N.7 - Anonymous non merita. E altri con lui

2013_2014_07-anonymous-non-merita.-e-altri-con-lui.pdf69 KB

Il DL 104 “L’istruzione riparte” è stato esaminato dalla VII Commissione della Camera, ma di formazione “obbligatoria” dei docenti e di carriera per merito non si è discusso. Perché?

Il DL 104 “L’istruzione riparte” è stato esaminato dalla VII Commissione della Camera.

Materia dell’articolo 16 del decreto è la formazione dei docenti, per la quale si autorizza la spesa di 10 milioni di euro per il 2014, da utilizzare per iniziative di formazione obbligatoria rivolte, in particolare, al personale scolastico delle regioni in cui gli esiti delle prove INVALSI siano risultati inferiori alla media nazionale e delle aree ad alto rischio socio-educativo.

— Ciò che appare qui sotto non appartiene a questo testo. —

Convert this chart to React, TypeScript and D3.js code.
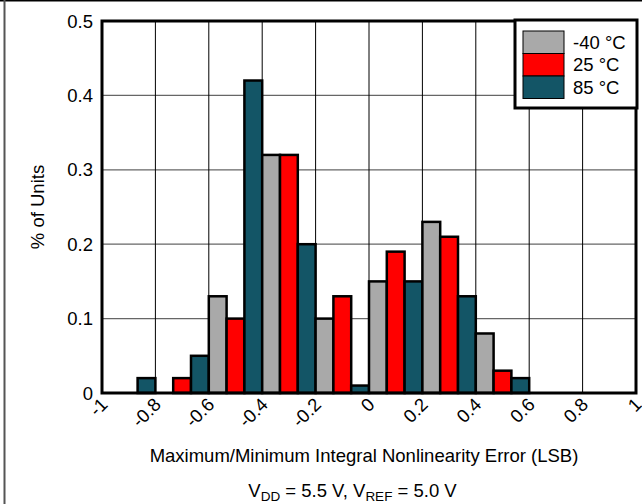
import React from "react";
import * as d3 from "d3";

// bin start values (each bin is 0.2 LSB wide, three bars inside)
const binStarts = [-1, -0.8, -0.6, -0.4, -0.2, 0, 0.2, 0.4, 0.6, 0.8];
const seriesNames = ["-40 °C", "25 °C", "85 °C"];
const coldValues = [0, 0, 0.13, 0.32, 0.1, 0.15, 0.23, 0.08, 0, 0];
const roomValues = [0, 0.02, 0.1, 0.32, 0.13, 0.19, 0.21, 0.03, 0, 0];
const hotValues = [0.02, 0.05, 0.42, 0.2, 0.01, 0.15, 0.13, 0.02, 0, 0];
const xTicks = [-1, -0.8, -0.6, -0.4, -0.2, 0, 0.2, 0.4, 0.6, 0.8, 1];
const xTickLabels = ["-1", "-0.8", "-0.6", "-0.4", "-0.2", "0", "0.2", "0.4", "0.6", "0.8", "1"];
const yTicks = [0, 0.1, 0.2, 0.3, 0.4, 0.5];
const yTickLabels = ["0", "0.1", "0.2", "0.3", "0.4", "0.5"];

const colors = ["#a9a9a9", "#ff0000", "#135566"];
const font = "'Liberation Sans', Arial, sans-serif";

const App = () => {
  const W = 642;
  const H = 504;
  const margin = { top: 21, right: 6, bottom: 111, left: 102 };
  const width = W - margin.left - margin.right;
  const height = H - margin.top - margin.bottom;

  const x = d3.scaleLinear().domain([-1, 1]).range([0, width]);
  const y = d3.scaleLinear().domain([0, 0.5]).range([height, 0]);

  const seriesValues = [coldValues, roomValues, hotValues];
  const binWidth = 0.2;
  const barStep = binWidth / seriesNames.length;

  const bars = [];
  binStarts.forEach((b, bi) => {
    seriesValues.forEach((vals, si) => {
      const v = vals[bi];
      if (v <= 0) return;
      bars.push({
        key: `${bi}-${si}`,
        x0: x(b + si * barStep),
        x1: x(b + (si + 1) * barStep),
        y: y(v),
        color: colors[si],
      });
    });
  });

  const legendW = 122;
  const legendH = 88;
  const swatchW = 41;
  const swatchH = 22.5;

  return (
    <div style={{ position: "absolute", left: 0, top: 0 }}>
      <svg width={W} height={H} style={{ display: "block", fontFamily: font }}>
        <rect width={W} height={H} fill="#fff" />
        {/* outer frame */}
        <line x1={0} x2={W} y1={0.75} y2={0.75} stroke="#000" strokeWidth={1.5} />
        <line x1={4.5} x2={4.5} y1={0} y2={H} stroke="#555" strokeWidth={2} />

        <g transform={`translate(${margin.left},${margin.top})`}>
          {/* grid */}
          {yTicks.map((t) => (
            <line key={`hy${t}`} x1={0} x2={width} y1={y(t)} y2={y(t)} stroke="#666" strokeWidth={1.3} />
          ))}
          {xTicks.map((t) => (
            <line key={`vx${t}`} x1={x(t)} x2={x(t)} y1={0} y2={height} stroke="#000" strokeWidth={1} />
          ))}

          {/* bars */}
          {bars.map((d) => (
            <rect
              key={d.key}
              x={d.x0}
              y={d.y}
              width={d.x1 - d.x0}
              height={height - d.y}
              fill={d.color}
              stroke="#000"
              strokeWidth={2.5}
            />
          ))}

          {/* plot border */}
          <rect x={0} y={0} width={width} height={height} fill="none" stroke="#000" strokeWidth={3} />

          {/* y tick labels */}
          {yTicks.map((t, i) => (
            <text key={`yl${t}`} x={-9} y={y(t)} dy="0.36em" textAnchor="end" fontSize={18.5} fill="#000">
              {yTickLabels[i]}
            </text>
          ))}

          {/* x tick labels */}
          {xTicks.map((t, i) => (
            <text
              key={`xl${t}`}
              transform={`translate(${x(t) + 2},${height + 8}) rotate(-45)`}
              dy="0.36em"
              textAnchor="end"
              fontSize={18.5}
              fill="#000"
            >
              {xTickLabels[i]}
            </text>
          ))}

          {/* legend */}
          <g transform={`translate(${width - legendW + 1},${-1})`}>
            <rect width={legendW} height={legendH} fill="#fff" stroke="#000" strokeWidth={3} />
            {seriesNames.map((name, i) => (
              <g key={name} transform={`translate(8,${11 + i * swatchH})`}>
                <rect width={swatchW} height={swatchH} fill={colors[i]} stroke="#000" strokeWidth={1} />
                <text x={swatchW + 9} y={swatchH / 2} dy="0.36em" fontSize={18.5} fill="#000">
                  {name}
                </text>
              </g>
            ))}
          </g>
        </g>

        {/* axis titles */}
        <text
          transform={`translate(43.5,${margin.top + height / 2}) rotate(-90)`}
          textAnchor="middle"
          fontSize={18.5}
          fill="#000"
        >
          % of Units
        </text>
        <text x={364} y={461.5} textAnchor="middle" fontSize={18.5} fill="#000">
          Maximum/Minimum Integral Nonlinearity Error (LSB)
        </text>
        <text x={352.5} y={496.5} textAnchor="middle" fontSize={18.5} fill="#000">
          V<tspan fontSize={13.5} dy={4}>DD</tspan>
          <tspan dy={-4}> = 5.5 V, V</tspan>
          <tspan fontSize={13.5} dy={4}>REF</tspan>
          <tspan dy={-4}> = 5.0 V</tspan>
        </text>
      </svg>
    </div>
  );
};

export default App;
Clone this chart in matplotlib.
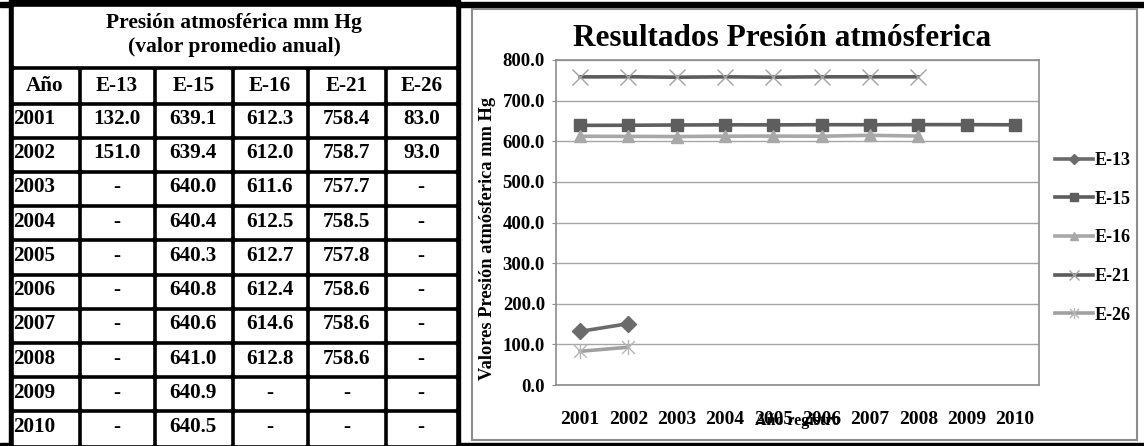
import numpy as np
import matplotlib
matplotlib.use("Agg")
import matplotlib.pyplot as plt
from matplotlib.patches import Rectangle
from matplotlib.path import Path

# datos de la tabla (valor promedio anual, mm Hg)
years = [2001, 2002, 2003, 2004, 2005, 2006, 2007, 2008, 2009, 2010]
stations = ["E-13", "E-15", "E-16", "E-21", "E-26"]
e13 = [132.0, 151.0, None, None, None, None, None, None, None, None]
e15 = [639.1, 639.4, 640.0, 640.4, 640.3, 640.8, 640.6, 641.0, 640.9, 640.5]
e16 = [612.3, 612.0, 611.6, 612.5, 612.7, 612.4, 614.6, 612.8, None, None]
e21 = [758.4, 758.7, 757.7, 758.5, 757.8, 758.6, 758.6, 758.6, None, None]
e26 = [83.0, 93.0, None, None, None, None, None, None, None, None]
y_ticks = [0, 100, 200, 300, 400, 500, 600, 700, 800]

series = [e13, e15, e16, e21, e26]

plt.rcParams["font.family"] = ["Liberation Serif", "DejaVu Serif"]
plt.rcParams["font.weight"] = "bold"

W, H = 1144, 446
fig = plt.figure(figsize=(W / 100, H / 100), dpi=100)

# fondo en pixeles para la tabla y el marco del grafico
bg = fig.add_axes([0, 0, 1, 1])
bg.set_xlim(0, W)
bg.set_ylim(H, 0)
bg.axis("off")

# ---- tabla ----
xs = [11, 79, 154.5, 232, 307.5, 385, 457.5]
ys = [4.5, 67.5, 103] + [103 + 34.2 * (k + 1) for k in range(9)] + [446]
lw = 5
bg.add_patch(Rectangle((xs[0] - 2, 0), xs[-1] + 2.5 - xs[0] + 2, H, color="black"))
bg.add_patch(Rectangle((0, 2), W, 5, color="black"))
bg.add_patch(Rectangle((0, 443), W, 3, color="black"))

def cell(x0, x1, y0, y1):
    bg.add_patch(Rectangle((x0 + lw / 2, y0 + lw / 2), x1 - x0 - lw, y1 - y0 - lw,
                           color="white"))

cell(xs[0], xs[-1], ys[0], ys[1])
for r in range(1, len(ys) - 1):
    for c in range(len(xs) - 1):
        cell(xs[c], xs[c + 1], ys[r], ys[r + 1])

fs = 15.2
cx = (xs[0] + xs[-1]) / 2
bg.text(cx, 23, "Presión atmosférica mm Hg", ha="center", va="center", fontsize=15.5, weight="bold")
bg.text(cx, 47, "(valor promedio anual)", ha="center", va="center", fontsize=15.5, weight="bold")

hy = (ys[1] + ys[2]) / 2 + 1
bg.text((xs[0] + xs[1]) / 2, hy, "Año", ha="center", va="center", fontsize=fs, weight="bold")
for c, name in enumerate(stations):
    bg.text((xs[c + 1] + xs[c + 2]) / 2, hy, name, ha="center", va="center", fontsize=fs, weight="bold")

for r, yr in enumerate(years):
    ry = (ys[r + 2] + ys[r + 3]) / 2 - 1
    bg.text(xs[0] + 2, ry, str(yr), ha="left", va="center", fontsize=fs, weight="bold")
    for c, s in enumerate(series):
        v = s[r]
        txt = "-" if v is None else f"{v:.1f}"
        bg.text((xs[c + 1] + xs[c + 2]) / 2, ry, txt, ha="center", va="center", fontsize=fs, weight="bold")

# ---- marco del grafico ----
bg.add_patch(Rectangle((472, 9), 1137 - 472, 440 - 9, fill=False, edgecolor="#8c8c8c", lw=1.5))
bg.text(782, 39, "Resultados Presión atmósferica", ha="center", va="center", fontsize=22.5, weight="bold")

# ---- grafico de lineas ----
L, R, T, B = 556, 1039, 60, 385
ax = fig.add_axes([L / W, (H - B) / H, (R - L) / W, (B - T) / H])
ax.set_facecolor("white")

star = Path([(-1, -1), (1, 1), (-1, 1), (1, -1), (0, -1.2), (0, 1.2)],
            [Path.MOVETO, Path.LINETO, Path.MOVETO, Path.LINETO, Path.MOVETO, Path.LINETO])

styles = [
    dict(color="#6b6b6b", marker="D", ms=8, mfc="#6b6b6b", mec="#6b6b6b"),
    dict(color="#5e5e5e", marker="s", ms=9, mfc="#5e5e5e", mec="#5e5e5e"),
    dict(color="#a8a8a8", marker="^", ms=9, mfc="#a8a8a8", mec="#a8a8a8"),
    dict(color="#5c5c5c", marker="x", ms=11, mec="#a3a3a3", mew=1),
    dict(color="#a0a0a0", marker=star, ms=11, mec="#b5b5b5", mew=1),
]

x = np.arange(len(years))
for name, s, st in zip(stations, series, styles):
    vals = np.array([np.nan if v is None else v for v in s])
    ax.plot(x, vals, lw=2.6, label=name, **st)

ax.set_xlim(-0.5, len(years) - 0.5)
ax.set_ylim(0, 800)
ax.set_yticks(y_ticks)
ax.set_yticklabels([f"{v:.1f}" for v in y_ticks])
ax.set_xticks(x)
ax.set_xticklabels([str(y) for y in years])
ax.grid(axis="y", color="#a6a6a6", lw=1)
ax.set_axisbelow(True)
for sp in ax.spines.values():
    sp.set_color("#8c8c8c")
    sp.set_linewidth(1.2)
ax.tick_params(axis="x", length=0, pad=19, labelsize=14)
ax.tick_params(axis="y", length=3, color="#8c8c8c", pad=5, labelsize=13.5)
for lab in ax.get_xticklabels() + ax.get_yticklabels():
    lab.set_fontweight("bold")

ax.set_xlabel("Año registro", fontsize=11.5, weight="bold")
ax.xaxis.set_label_coords(0.5, (B - 421) / (B - T))
ax.xaxis.label.set_va("center")
ax.set_ylabel("Valores Presión atmósferica mm Hg", fontsize=13.2, weight="bold")
ax.yaxis.set_label_coords((488 - L) / (R - L), (B - 238) / (B - T))
ax.yaxis.label.set_va("center")

leg = ax.legend(loc="upper left", bbox_to_anchor=(1055 / W, 1 - 152 / H), bbox_transform=fig.transFigure,
                frameon=False, fontsize=13, borderpad=0, borderaxespad=0, handlelength=2.1,
                handletextpad=0.1, labelspacing=1.2, markerscale=0.7)
for t in leg.get_texts():
    t.set_fontweight("bold")

fig.savefig("out.png", dpi=100)
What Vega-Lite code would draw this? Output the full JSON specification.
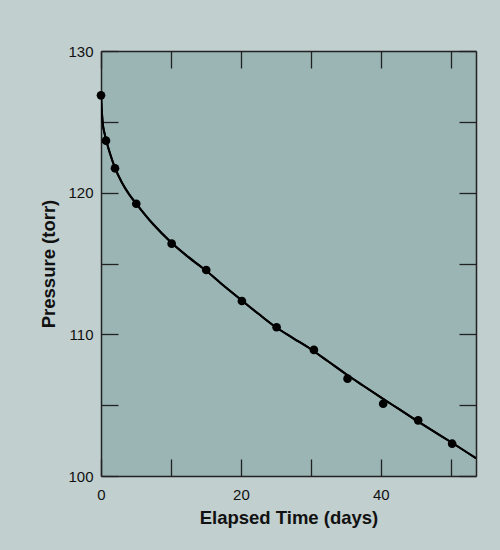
{
  "$schema": "https://vega.github.io/schema/vega-lite/v6.json",
  "width": 375,
  "height": 425,
  "autosize": {"type": "none"},
  "padding": {"left": 101, "top": 51, "right": 24, "bottom": 74},
  "background": "#c1cfcf",
  "config": {
    "view": {"fill": "#9bb4b4", "stroke": null},
    "font": "Liberation Sans",
    "axis": {
      "grid": false,
      "domainColor": "#222222",
      "domainWidth": 1.5,
      "tickColor": "#222222",
      "tickWidth": 1.3,
      "labelFont": "Liberation Sans",
      "labelFontSize": 15,
      "labelColor": "#111111",
      "labelFlush": false,
      "titleFont": "Liberation Sans",
      "titleFontSize": 18.5,
      "titleFontWeight": "bold",
      "titleColor": "#111111"
    }
  },
  "datasets": {
    "measured": [
      {"t": 0, "p": 126.87},
      {"t": 0.71, "p": 123.67},
      {"t": 2.0, "p": 121.72},
      {"t": 5.04, "p": 119.22},
      {"t": 10.1, "p": 116.4},
      {"t": 15.04, "p": 114.54},
      {"t": 20.14, "p": 112.35},
      {"t": 25.1, "p": 110.5},
      {"t": 30.43, "p": 108.9},
      {"t": 35.24, "p": 106.87},
      {"t": 40.33, "p": 105.1},
      {"t": 45.33, "p": 103.93},
      {"t": 50.19, "p": 102.28}
    ],
    "fit": [
      {"t": 0, "p": 126.9},
      {"t": 0.1, "p": 125.9},
      {"t": 0.25, "p": 124.9},
      {"t": 0.5, "p": 124.2},
      {"t": 0.8, "p": 123.6},
      {"t": 1.3, "p": 122.75},
      {"t": 2, "p": 121.75},
      {"t": 3, "p": 120.7},
      {"t": 4, "p": 119.9},
      {"t": 5, "p": 119.25},
      {"t": 7.5, "p": 117.75},
      {"t": 10, "p": 116.5},
      {"t": 12.5, "p": 115.45},
      {"t": 15, "p": 114.5},
      {"t": 17.5, "p": 113.45},
      {"t": 20, "p": 112.45},
      {"t": 22.5, "p": 111.45},
      {"t": 25, "p": 110.5},
      {"t": 27.5, "p": 109.72},
      {"t": 30, "p": 108.95},
      {"t": 32.5, "p": 108.08},
      {"t": 35, "p": 107.2},
      {"t": 37.5, "p": 106.37},
      {"t": 40, "p": 105.55},
      {"t": 42.5, "p": 104.75},
      {"t": 45, "p": 103.95},
      {"t": 47.5, "p": 103.17},
      {"t": 50, "p": 102.4},
      {"t": 53.6, "p": 101.25}
    ]
  },
  "layer": [
    {
      "data": {"name": "fit"},
      "mark": {"type": "line", "color": "black", "strokeWidth": 2, "interpolate": "monotone", "clip": true},
      "encoding": {
        "x": {
          "field": "t", "type": "quantitative",
          "scale": {"domain": [0, 53.6], "nice": false, "zero": false},
          "axis": {
            "orient": "bottom",
            "title": "Elapsed Time (days)",
            "values": [0, 10, 20, 30, 40, 50],
            "labelExpr": "datum.value % 20 == 0 ? datum.label : ''",
            "tickSize": -17,
            "labelPadding": 28,
            "titleY": 32
          }
        },
        "y": {
          "field": "p", "type": "quantitative",
          "scale": {"domain": [100, 130], "nice": false, "zero": false},
          "axis": {
            "orient": "left",
            "title": "Pressure (torr)",
            "values": [100, 105, 110, 115, 120, 125, 130],
            "labelExpr": "datum.value % 10 == 0 ? datum.label : ''",
            "tickSize": -17,
            "labelPadding": 25,
            "titleX": -43
          }
        }
      }
    },
    {
      "data": {"name": "fit"},
      "mark": {"type": "line", "color": "black", "strokeWidth": 2, "interpolate": "monotone", "clip": true},
      "encoding": {
        "x": {
          "field": "t", "type": "quantitative",
          "axis": {
            "orient": "top",
            "title": null,
            "labels": false,
            "values": [0, 10, 20, 30, 40, 50],
            "tickSize": -17
          }
        },
        "y": {
          "field": "p", "type": "quantitative",
          "axis": {
            "orient": "right",
            "title": null,
            "labels": false,
            "values": [100, 105, 110, 115, 120, 125, 130],
            "tickSize": -17
          }
        }
      }
    },
    {
      "data": {"name": "measured"},
      "mark": {"type": "point", "filled": true, "color": "black", "opacity": 1, "size": 75},
      "encoding": {
        "x": {"field": "t", "type": "quantitative", "axis": null},
        "y": {"field": "p", "type": "quantitative", "axis": null}
      }
    }
  ],
  "resolve": {"axis": {"x": "independent", "y": "independent"}}
}
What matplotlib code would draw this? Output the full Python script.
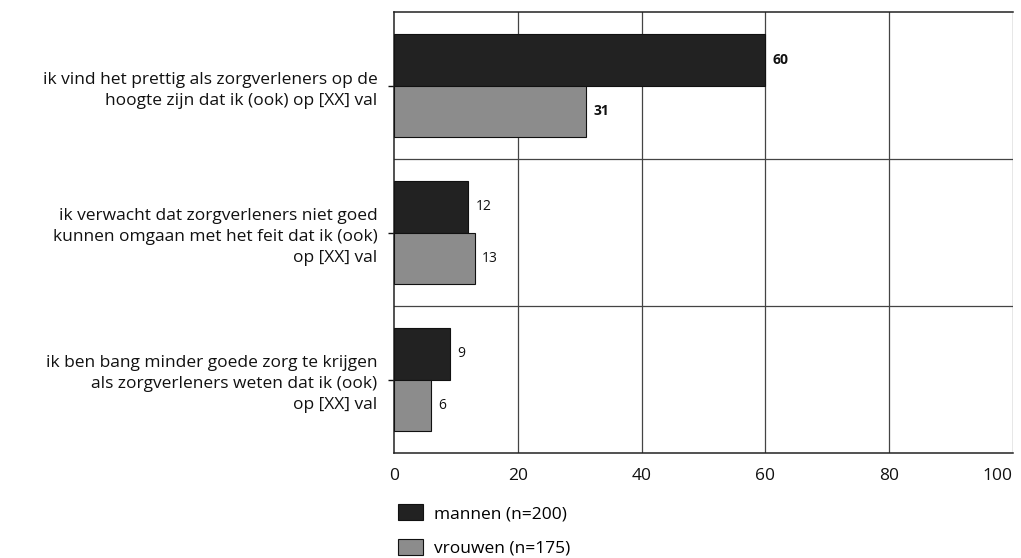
import matplotlib.pyplot as plt
import matplotlib.transforms as mtransforms
import numpy as np

plt.rcParams['font.family'] = ['Open Sans', 'DejaVu Sans']

categories = [
    "ik vind het prettig als zorgverleners op de\nhoogte zijn dat ik (ook) op [XX] val",
    "ik verwacht dat zorgverleners niet goed\nkunnen omgaan met het feit dat ik (ook)\nop [XX] val",
    "ik ben bang minder goede zorg te krijgen\nals zorgverleners weten dat ik (ook)\nop [XX] val",
]
mannen = [60, 12, 9]
vrouwen = [31, 13, 6]
series_labels = ["mannen (n=200)", "vrouwen (n=175)"]
xticks = [0, 20, 40, 60, 80, 100]

fig = plt.figure(figsize=(10.21, 5.58), dpi=100)
ax = fig.add_axes([0.386, 0.188, 0.606, 0.790])

y = np.arange(len(categories))
h = 0.35
ax.barh(y - h / 2, mannen, height=h, color='#222222', edgecolor='#111111', linewidth=0.8,
        label=series_labels[0], zorder=3)
ax.barh(y + h / 2, vrouwen, height=h, color='#8c8c8c', edgecolor='#111111', linewidth=0.8,
        label=series_labels[1], zorder=3)

# value labels, first group in bold
for i, (m, v) in enumerate(zip(mannen, vrouwen)):
    w = 'bold' if i == 0 else 'normal'
    ax.text(m + 1.2, y[i] - h / 2, str(m), va='center', ha='left', fontsize=10, fontweight=w, color='#111111')
    ax.text(v + 1.2, y[i] + h / 2, str(v), va='center', ha='left', fontsize=10, fontweight=w, color='#111111')

ax.set_xlim(0, 100)
ax.set_ylim(len(categories) - 0.5, -0.5)
ax.set_xticks(xticks)
ax.set_xticklabels([str(t) for t in xticks], fontsize=12.5)
ax.set_yticks(y)
ax.set_yticklabels(categories, fontsize=12.5, linespacing=1.4)

# keep "100" inside the figure
last = ax.get_xticklabels()[-1]
last.set_horizontalalignment('right')
last.set_transform(last.get_transform() + mtransforms.ScaledTranslation(4 / 100, 0, fig.dpi_scale_trans))

# grid: vertical at x ticks, horizontal between groups
for t in xticks[1:]:
    ax.axvline(t, color='#444444', linewidth=0.9, zorder=1)
for b in np.arange(len(categories) - 1) + 0.5:
    ax.axhline(b, color='#444444', linewidth=0.9, zorder=1)

for s in ['left', 'bottom', 'top']:
    ax.spines[s].set_color('#222222')
    ax.spines[s].set_linewidth(1.1)
ax.spines['right'].set_visible(False)

ax.tick_params(axis='y', length=8, width=1, direction='inout', pad=8, colors='#111111')
ax.tick_params(axis='x', length=0, pad=11, colors='#111111')

ax.legend(loc='upper left', bbox_to_anchor=(-0.005, -0.1), frameon=False, fontsize=12.5,
          handlelength=1.45, handleheight=1.05, labelspacing=0.95, handletextpad=0.6, borderaxespad=0)

fig.savefig('out.png', dpi=100)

Non pare che questo nodo fondamentale che riguarda l’identità dell’insegnante abbia suscitato particolari analisi, anzi, calma piatta. Eppure dalla formazione obbligatoria passa il nodo della professionalità docente. Una professione la cui progressione di carriera non sia legata alla sola anzianità di servizio ma anche alla cura dei compiti professionali, a certe condizioni, può anche prevedere l’obbligo di formarsi e aggiornarsi. Si parla tanto nei convegni dell’insegnante come di un “professionista riflessivo”, ma poi, nei fatti, si continua a considerarlo un “impiegato”, neppure in grado di scegliere dove, come e quando curare il proprio percorso di maturazione professionale. Certo, ci sono i vincoli contrattuali (ma i contratti si potranno pur rivedere una buona volta!), però possiamo anche decidere in che modo muoverci dentro i vincoli ancora esistenti.

In Commissione è stato fatto notare che il contratto nazionale relativo al personale del comparto scuola per il quadriennio normativo 2006-2009 e biennio economico 2006-2007, sottoscritto in data 29 novembre 2007, tuttora in vigore, ha individuato (art. 4, comma 2) la formazione come materia di contrattazione integrativa nazionale, stabilendo altresì che, con cadenza annuale, siano fissati obiettivi, finalità e criteri di ripartizione delle risorse finanziarie per la formazione del personale. In particolare, il vigente contratto nazionale integrativo stabilisce che: la programmazione e la concreta gestione dell’attività di formazione avvengono a livello regionale e di singola istituzione scolastica autonoma, lasciando all’Amministrazione centrale, oltre ai compiti di indirizzo, coordinamento e monitoraggio, la competenza in materia di promozione, individuazione e diffusione di modelli innovativi di formazione ed aggiornamento connessi ai processi di innovazione di sistema (art. 1).

Come dunque dovrebbe essere intesa, a nostro avviso, la formazione, “obbligatoria”? Assolutamente libera quanto a individuazione, da parte del docente, delle fonti di aggiornamento e altrettanto riconosciuta dal punto di vista normativo, tramite un sistema di crediti che possano essere spesi nell’ambito della professione.

Abbiamo in proposito valutato positivamente il Documento di economia e finanza 2013, là dove marca lo stesso concetto: un sistema di valutazione delle prestazioni professionali collegato ad una progressione di carriera, svincolata dalla mera anzianità di servizio.

Purtroppo i segnali che provengono dalla discussione sulla legge di stabilità 2014 non sono per nulla incoraggianti, dato che non v’è alcun riferimento ad un qualche sistema di valutazione delle prestazioni professionali collegato a una progressione di carriera svincolata dalla mera anzianità di servizio.

Troviamo invece il blocco del contratto e degli scatti di anzianità. Inoltre, la soppressione, se così si tratta, del preannunciato riferimento, nella stessa legge, alla “carriera per merito”, non ci lascia tranquilli per due ragioni.

La prima è la “paura di Anonymus”, cioè di una presunta rivolta sociale dei precari della scuola, magari egemonizzata da parte dei sindacati contro il merito.

La seconda è il sospetto che per “formazione obbligatoria” il MIUR intenda solo il prolungamento dell’orario di lavoro dei docenti, cui eventualmente far corrispondere, a quelli che l’accetteranno, un riconoscimento stipendiale.

In questo caso, però, saremmo ancora del tutto fuori dai parametri di un riconoscimento di una progressione per merito, non dovuta alla sola anzianità.

Eppure proprio in tempi di vacche magre, anziché raschiare il barile, converrebbe a tutti riconoscere la qualità di chi nella scuola garantisce la “tenuta” del sistema, senza magari pretendere nient’altro che di essere considerato un educatore che fa sul serio. E non solo un fattore anonimo di aggregazione sociale.